Dougie Mac gives us a brief synopsis of his Korean War fiction, then read. July 1950, month into the war. North Korea had taken Seoul and protagonist is a Marine, landing with the first brigade. His parents are missionaries in Korean. Disembarking, you told us of sights and smells but you didn’t show them to us. Thomas reassured his fellow soldiers based on his previous knowledge of Korea having grown up there. I missed the meaning of the priest chaplain’s reactions to Thomas’s inquiry about his parents. Show more of his anxiety. I think you need to go deeper inside his emotions about what might have happened to his parents. Bring up unresolved conflicts, maybe their last interchange that was less than warm, his remorse about how he hurt them when he was in rebellion. His mother’s face, her touch; something more human about his fears for them. More of this would make Thomas real. He seemed so earlier when you read, so maybe you can go back and find previous 3-D characterization to help revise here. Will I ever see my parents again? Work this with some nuance; this is single dimension; work toward multiple layered inner conflict and anxiety.

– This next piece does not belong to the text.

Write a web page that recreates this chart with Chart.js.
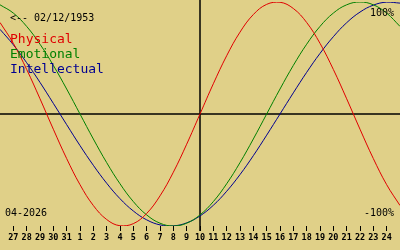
<!DOCTYPE html>
<html>
<head>
<meta charset="utf-8">
<script src="https://cdn.jsdelivr.net/npm/chart.js@4/dist/chart.umd.min.js"></script>
<style>
html,body{margin:0;padding:0;background:#e0d088;}
canvas{display:block;}
</style>
</head>
<body>
<canvas id="c" width="400" height="250"></canvas>
<script>
// Day offsets from the marked day (10 April), one per day
const dayOffsets = [-15,-14,-13,-12,-11,-10,-9,-8,-7,-6,-5,-4,-3,-2,-1,0,1,2,3,4,5,6,7,8,9,10,11,12,13,14,15];
// Tick labels for offsets -14 .. 14
const tickOffsets = [-14,-13,-12,-11,-10,-9,-8,-7,-6,-5,-4,-3,-2,-1,0,1,2,3,4,5,6,7,8,9,10,11,12,13,14];
const tickLabels = ['27','28','29','30','31','1','2','3','4','5','6','7','8','9','10','11','12','13','14','15','16','17','18','19','20','21','22','23','24'];
// Cycle values (-1 .. 1)
const physical = [0.817,0.631,0.398,0.136,-0.136,-0.398,-0.631,-0.817,-0.942,-0.998,-0.979,-0.888,-0.731,-0.520,-0.270,0,0.270,0.520,0.731,0.888,0.979,0.998,0.942,0.817,0.631,0.398,0.136,-0.136,-0.398,-0.631,-0.817];
const emotional = [0.975,0.901,0.782,0.623,0.434,0.223,0,-0.223,-0.434,-0.623,-0.782,-0.901,-0.975,-1,-0.975,-0.901,-0.782,-0.623,-0.434,-0.223,0,0.223,0.434,0.623,0.782,0.901,0.975,1,0.975,0.901,0.782];
const intellectual = [0.756,0.618,0.458,0.282,0.095,-0.095,-0.282,-0.458,-0.618,-0.756,-0.866,-0.945,-0.990,-0.999,-0.972,-0.910,-0.815,-0.690,-0.541,-0.372,-0.189,0,0.189,0.372,0.541,0.690,0.815,0.910,0.972,0.999,0.990];
const seriesNames = ['Physical','Emotional','Intellectual'];
const birthText = '<-- 02/12/1953';
const monthText = '04-2026';
const topText = '100%';
const bottomText = '-100%';

const BG = '#e0d088';
const COLORS = ['#e00000','#008000','#000090'];
const MONO = '"DejaVu Sans Mono", monospace';

function pts(vals){ return dayOffsets.map((x,i)=>({x:x,y:vals[i]})); }

const decor = {
  id:'decor',
  beforeDraw(chart){
    const c = chart.ctx;
    c.save(); c.fillStyle = BG; c.fillRect(0,0,chart.width,chart.height); c.restore();
  },
  beforeDatasetsDraw(chart){
    const c = chart.ctx, xs = chart.scales.x, ys = chart.scales.y, a = chart.chartArea;
    c.save();
    c.strokeStyle = '#000'; c.lineWidth = 1.5;
    const x0 = Math.round(xs.getPixelForValue(0));
    const y0 = Math.round(ys.getPixelForValue(0));
    c.beginPath(); c.moveTo(x0, 0); c.lineTo(x0, a.bottom + 5); c.stroke();
    c.beginPath(); c.moveTo(0, y0); c.lineTo(chart.width, y0); c.stroke();
    c.restore();
  },
  afterDatasetsDraw(chart){
    const c = chart.ctx;
    c.save();
    c.textBaseline = 'alphabetic';
    c.font = '10px ' + MONO; c.fillStyle = '#000'; c.textAlign = 'left';
    c.fillText(birthText, 10, 20.5);
    c.fillText(monthText, 5, 216);
    c.textAlign = 'right';
    c.fillText(topText, 394, 16);
    c.fillText(bottomText, 394, 216);
    c.textAlign = 'left';
    c.font = '13px ' + MONO;
    seriesNames.forEach((n,i)=>{ c.fillStyle = COLORS[i]; c.fillText(n, 10, 43 + i*15); });
    c.restore();
  }
};

new Chart(document.getElementById('c'), {
  type:'line',
  data:{
    datasets:[physical,emotional,intellectual].map((v,i)=>({
      label: seriesNames[i], data: pts(v), borderColor: COLORS[i], borderWidth: 1,
      pointRadius: 0, tension: 0.4, fill: false
    }))
  },
  options:{
    responsive:false, animation:false, devicePixelRatio:1,
    layout:{padding:{top:2,left:0,right:0,bottom:0}},
    plugins:{legend:{display:false}, tooltip:{enabled:false}},
    scales:{
      x:{
        type:'linear', min:-15, max:15,
        border:{display:false},
        grid:{display:true, drawOnChartArea:false, drawTicks:true, tickLength:5, color:'#000', lineWidth:1},
        afterBuildTicks(s){ s.ticks = tickOffsets.map(v=>({value:v})); },
        afterFit(s){ s.height = 24; },
        ticks:{
          autoSkip:false, maxRotation:0, padding:2, color:'#000',
          font:{family:MONO, size:8.5, weight:'bold'},
          callback(v){ const i = tickOffsets.indexOf(v); return i>=0 ? tickLabels[i] : ''; }
        }
      },
      y:{display:false, min:-1, max:1}
    }
  },
  plugins:[decor]
});
</script>
</body>
</html>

Finding the boy…. Patrick commented on layered description of character’s thoughts. Shane thought the dialogue was stronger than the description. Where is his anger toward the North Korean’s for what they might have done to his parents, too passive a receptor of what has happened.

Carl brought something he wrote and a piece from a member of his church. He feels like he lives in a fictitious world. This is about their dog, older and soon to die, he fears, and so a second dog, the latter who can be trained by the elder. New insight into discipleship (Patrick thought this should come in earlier). Names of animals from Narnia, Fledge the new dog. Hoping to train it well so that it will be smart and they will look smart for doing such a great job of training the animal. But Fledge is wild. It is not going so well, a puppy, undisciplined. A dog who is in an entirely new world, like the new Christian, 8-month old puppy Christian. Surrounded by everything new, and need discipleship to mature, grow out of puppyhood. This is a pastoral piece, written with inconspicuous imagination, like a shepherd wanting to communicate with the sheep; the tail, in my opinion, doesn’t wag the dog (ahem, snicker).  

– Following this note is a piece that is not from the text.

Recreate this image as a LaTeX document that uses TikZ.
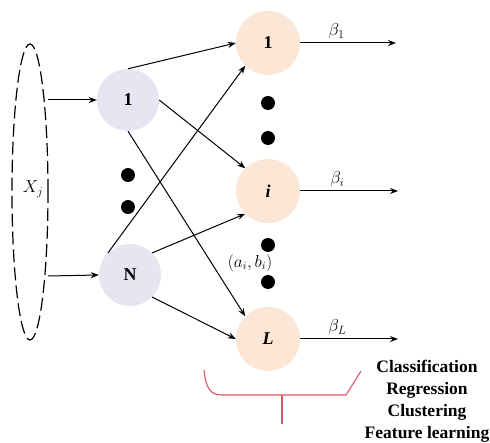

John now reading from his Russian novel manuscript. A chapter back story, 1919, Stalin comes into Bulgaria and kills most everybody. Show the girl’s overwhelming reaction to the ball. It looks so exciting, what do those finest clothes look like, how does the light play on them, give the count and duchess actual names. When you shift to her violin playing you just tell it. Integrate it into her reaction to the music being played by the orchestra. It gets better as she dances in her imagination. The loud pops, lifeless bodies, show what they look like from a 9 year old perspective, broken doll, with blood the color of rose blossoms in June in my grandmother’s garden. She watches all this from behind what? She seems to be able to see a great deal from the hidden room. Did she think this was all part of the ball, a masquerade, and then when she sees a relative shot in the chest, her blouse turning from white to deep red, like the colors of the Soviet flag. Written in first person. As with Twain’s use of dramatic irony, so valuable to this episode. The reader should know things that the young girl does not.

Next I read Introduction to GRACE WORKS And Ways We Think It Doesn’t. Thanks, gentlemen, for some helpful critique. Based on Inkblots' advice, I've shortened it by 150 words (always a good place to begin revision and editing), and I think it reads much more clean and precise.